In an email, the Globe's Sunday Ideas Editor Katie Kingsbury said the goal was to start a conversation and get voters who haven't voted yet to have a clear view of the future."This is an exercise in taking Donald Trump at his word. We decided to report out the policy positions he's pledged, to fill in the details, and to play out his vision to its natural consequences. Our goal is to create a conversation about what a Donald Trump presidency could look like and the vision he has for America's future," Kingsbury said in an email, noting that the popular sense of a Trump campaign unraveling is "wishful thinking."
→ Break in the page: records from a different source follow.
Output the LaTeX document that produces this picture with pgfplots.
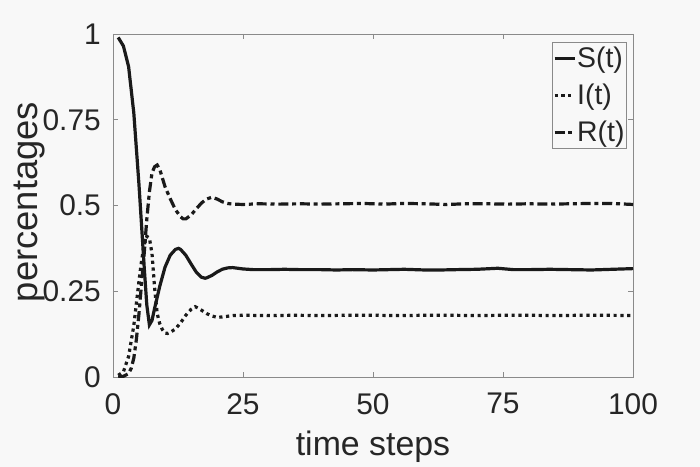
\documentclass[border=0pt]{standalone}
\usepackage{fontspec}
\setmainfont{Liberation Sans}
\usepackage{pgfplots}
\pgfplotsset{compat=1.18}
\definecolor{bg}{HTML}{F8F8F8}
\definecolor{axgray}{HTML}{8A8A8A}
\definecolor{txt}{HTML}{262626}
\definecolor{ln}{HTML}{1A1A1A}
\begin{document}
\begin{tikzpicture}
\fill[bg] (-113bp,-90bp) rectangle (587bp,377bp);
\begin{axis}[at={(0,0)}, anchor=south west,
  width=520bp, height=343bp, scale only axis,
  xmin=0, xmax=100, ymin=0, ymax=1,
  xtick={0,25,50,75,100}, xticklabels={0,25,50,75,100},
  ytick={0,0.25,0.5,0.75,1}, yticklabels={0,0.25,0.5,0.75,1},
  tick align=inside, major tick length=5bp,
  axis line style={axgray, line width=0.6bp},
  every tick/.style={axgray, line width=0.6bp},
  tick label style={font=\fontsize{30}{30}\selectfont, text=txt, inner sep=0pt},
  xticklabel style={anchor=north, yshift=-16bp},
  yticklabel style={anchor=east, xshift=-12bp},
  every axis x label/.style={at={(axis description cs:0.5,-0.230)}, anchor=base, font=\fontsize{34}{34}\selectfont, text=txt},
  every axis y label/.style={at={(axis description cs:-0.146,0.51)}, rotate=90, anchor=base, font=\fontsize{36.5}{36.5}\selectfont, text=txt},
  xlabel={time steps}, ylabel={percentages},
  axis background/.style={fill=bg},
  legend cell align=left,
  legend style={at={(0.988,0.977)}, anchor=north east, draw=axgray, line width=0.6bp, fill=bg,
    font=\fontsize{28.5}{28.5}\selectfont, text=txt, inner xsep=1bp, inner ysep=4bp, row sep=13bp,
    nodes={inner sep=1bp}},
  legend image code/.code={\draw[#1] (0bp,0bp) -- (20bp,0bp);},
]
\addplot[ln, line width=3.2bp] coordinates {
(1,0.99)(2,0.965)(3,0.905)(4,0.77)(5,0.56)(5.5,0.44)(6,0.32)(6.5,0.21)(7,0.152)(7.5,0.165)(8,0.2)(9,0.265)(10,0.32)(11,0.355)(12,0.372)(12.6,0.375)(13,0.372)(14,0.355)(15,0.33)(16,0.306)(17,0.291)(17.7,0.288)(18,0.289)(19,0.296)(20,0.306)(21,0.314)(22,0.318)(23,0.319)(24,0.317)(25,0.315)(27,0.313)(30,0.313)(33,0.314)(36,0.313)(40,0.313)(43,0.312)(46,0.313)(50,0.312)(53,0.313)(56,0.314)(60,0.312)(63,0.312)(66,0.313)(70,0.314)(74,0.317)(77,0.313)(80,0.313)(84,0.314)(88,0.313)(92,0.312)(96,0.314)(100,0.316)
};
\addlegendentry{S(t)}
\addplot[ln, line width=3.2bp, dash pattern=on 3.2bp off 3.6bp] coordinates {
(1,0.005)(2,0.015)(3,0.06)(4,0.15)(5,0.28)(5.5,0.34)(6,0.385)(6.5,0.41)(7,0.405)(7.5,0.36)(8,0.26)(8.5,0.185)(9,0.155)(9.5,0.138)(10,0.128)(10.5,0.127)(11,0.13)(12,0.14)(13,0.158)(14,0.18)(15,0.197)(15.8,0.205)(16.5,0.2)(17,0.195)(18,0.185)(19,0.178)(20,0.174)(21,0.175)(22,0.177)(23,0.179)(25,0.18)(30,0.179)(35,0.18)(40,0.179)(45,0.18)(50,0.18)(55,0.179)(60,0.18)(65,0.18)(70,0.179)(75,0.18)(80,0.18)(85,0.179)(90,0.18)(95,0.18)(100,0.179)
};
\addlegendentry{I(t)}
\addplot[ln, line width=3.2bp, dash pattern=on 10bp off 3.8bp on 4bp off 3.8bp] coordinates {
(1,0.0)(2,0.002)(3,0.01)(3.5,0.025)(4,0.055)(4.5,0.11)(5,0.185)(5.5,0.275)(6,0.36)(6.5,0.46)(7,0.54)(7.5,0.595)(8,0.613)(8.5,0.618)(9,0.605)(9.5,0.58)(10,0.555)(11,0.52)(12,0.488)(13,0.467)(13.5,0.461)(14,0.461)(15,0.472)(16,0.49)(17,0.507)(18,0.519)(19,0.524)(20,0.519)(21,0.511)(22,0.506)(23,0.504)(25,0.503)(28,0.505)(32,0.504)(36,0.505)(40,0.504)(44,0.505)(48,0.506)(52,0.504)(56,0.506)(60,0.505)(64,0.503)(68,0.505)(72,0.505)(76,0.504)(80,0.505)(84,0.504)(88,0.505)(92,0.506)(96,0.506)(100,0.503)
};
\addlegendentry{R(t)}
\end{axis}
\pgfresetboundingbox
\path (-113bp,-90bp) rectangle (587bp,377bp);
\end{tikzpicture}
\end{document}
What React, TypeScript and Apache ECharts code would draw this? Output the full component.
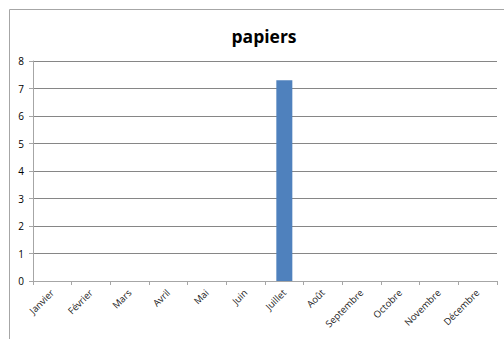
import React, { useEffect, useRef } from "react";
import * as echarts from "echarts";

const categories = ["Janvier", "Février", "Mars", "Avril", "Mai", "Juin", "Juillet", "Août", "Septembre", "Octobre", "Novembre", "Décembre"];
const values = [0, 0, 0, 0, 0, 0, 7.3, 0, 0, 0, 0, 0];
const titleText = "papiers";

export default function App() {
  const ref = useRef<HTMLDivElement>(null);
  useEffect(() => {
    if (!ref.current) return;
    const chart = echarts.init(ref.current, undefined, { renderer: "svg" });
    chart.setOption({
      animation: false,
      backgroundColor: "#ffffff",
      title: {
        text: titleText,
        left: 259,
        top: 22,
        textAlign: "center",
        textStyle: { fontFamily: "Open Sans", fontWeight: "bold", fontSize: 17.5, color: "#000" },
      },
      graphic: [
        {
          type: "rect",
          shape: { x: 9.5, y: 9.5, width: 520, height: 360 },
          style: { fill: "none", stroke: "#a6a6a6", lineWidth: 1 },
          silent: true,
          z: -1,
        },
      ],
      grid: { left: 33, right: 7, top: 61, bottom: 58 },
      xAxis: {
        type: "category",
        data: categories,
        boundaryGap: true,
        axisLine: { lineStyle: { color: "#a6a6a6" } },
        axisTick: { show: true, length: 4, alignWithLabel: false, lineStyle: { color: "#a6a6a6" } },
        axisLabel: { rotate: 45, fontSize: 9.5, color: "#222", fontFamily: "Open Sans", margin: 10, interval: 0 },
      },
      yAxis: {
        type: "value",
        min: 0,
        max: 8,
        interval: 1,
        axisLine: { show: true, lineStyle: { color: "#a6a6a6" } },
        axisTick: { show: true, length: 4, lineStyle: { color: "#a6a6a6" } },
        axisLabel: { fontSize: 10, color: "#000", fontFamily: "Open Sans", margin: 9 },
        splitLine: { lineStyle: { color: "#868686" } },
      },
      series: [
        {
          type: "bar",
          data: values,
          barWidth: 16,
          itemStyle: { color: "#4f81bd" },
        },
      ],
    });
    return () => chart.dispose();
  }, []);
  return <div ref={ref} style={{ width: 504, height: 339, position: "absolute", left: 0, top: 0 }} />;
}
"There is almost no way Ted Cruz arrives at the convention this summer with a majority of delegates. And there are still several major primaries on the horizon — New York, for one — where Trump has solid momentum. We want Americans still considering candidates going into the voting booths with a clear view of the presidency they are choosing," she said.
For the #NeverTrump conservatives, it should be added that the Globe also hates Ted Cruz, and in its editorial deepens the resentment against Mitt Romney and Paul Ryan by suggesting them instead:
"If the party can muster the courage to reject its first-place finisher, rejecting the runner-up should be even easier,” the editorial states. "The Republican Party’s standard deserves to be hoisted by an honorable and decent man, like Romney or Ryan, elected on the convention floor. It is better to lose with principle than to accept a dangerous deal from a demagogue.
The Boston Globe never thinks the Bernie Sanders-Elizabeth Warren Occupy Wall Street crowd is demagogic in any way.